Christmas morning begins with the youngest kid, who is now 20 years old waking up first at about 5 am and going into the oldest kid (now my wife) and getting into be with us!?! Then we wait for a little while. We get a phone call from the oldest kid, who lives far away, and chat with them in the bed. We can’t go downstairs yet. About 6:30 dad-in-law goes down with much grumbling to make coffee and a fire and to check and see that Santa’s been there. Now all the kids (that’s includes 37 year old me) wait at the top of the stairs and we finally wake up the other sister who gets up at the crack of dawn every day of the year except Christmas when she is cranky in the morning.
Now mom appears and she has done her hair and makeup and she takes a photo of all the kids at the top of the stairs and then we can go down. It is now about 7 o’clock.
Now everybody has a stocking with about 10 to 15 items in it. Recently it was decided that everyone would open a stocking at the same time instead of taking turns. After the stockings (did you see any mention of stockings in my family? No? We NEVER did stockings!) we move onto the gifts. There are gifts from each other, Santa, and the girls get gifts from ‘their secret admirer’. Also the youngest (the 20 year old) has a cabbage patch doll. The doll gets stuff as well. Usually a new outfit or some batteries or something that compliments his owners gifts. So one by one we open the gifts with each person fetching a gift for the person who is the least older than them.

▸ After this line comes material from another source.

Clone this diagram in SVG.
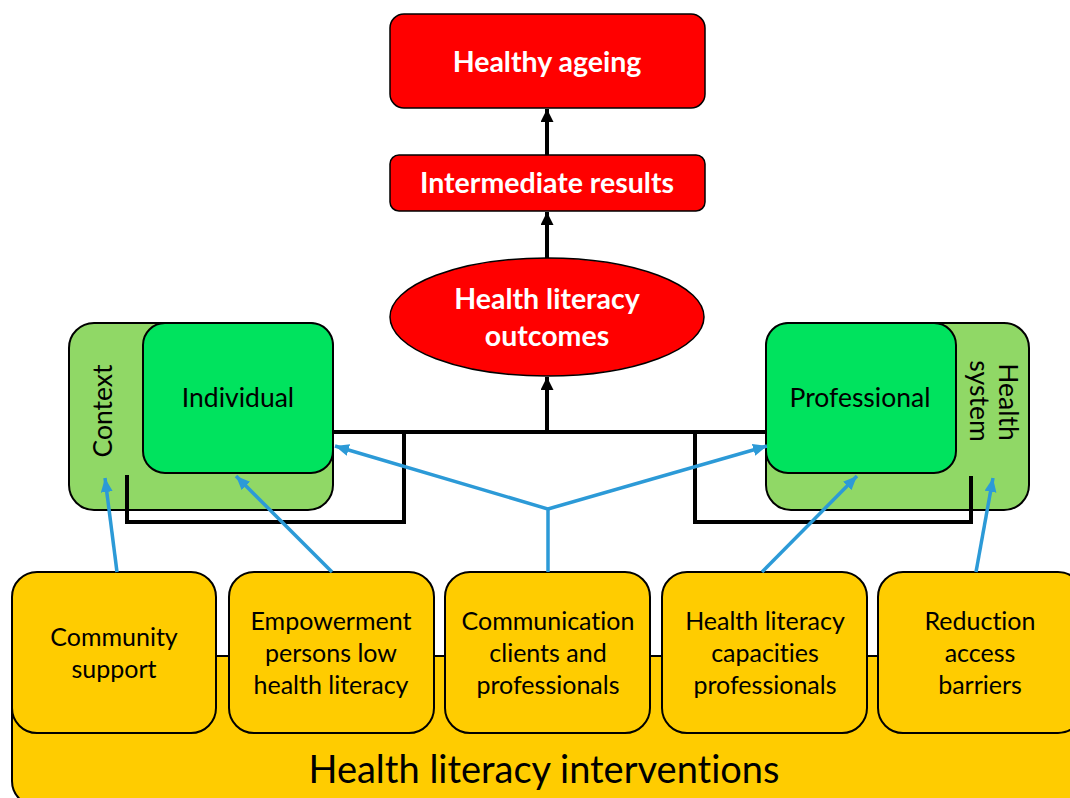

So when we finish at about NOON. We shower and dress and go over to a celebration with the Aunts and Uncles!
But let me tell you about a girl I used to date.
At her house it is a Christmas tradition to play Bombadier.
How do you play Bombadier?
Well you place a jar in the center of the room on the floor. Then at the edge of the room you pinch a quarter and walk over to the jar and stand above it and try to drop the quarter in. Oh you pinch the quarter with your ass checks.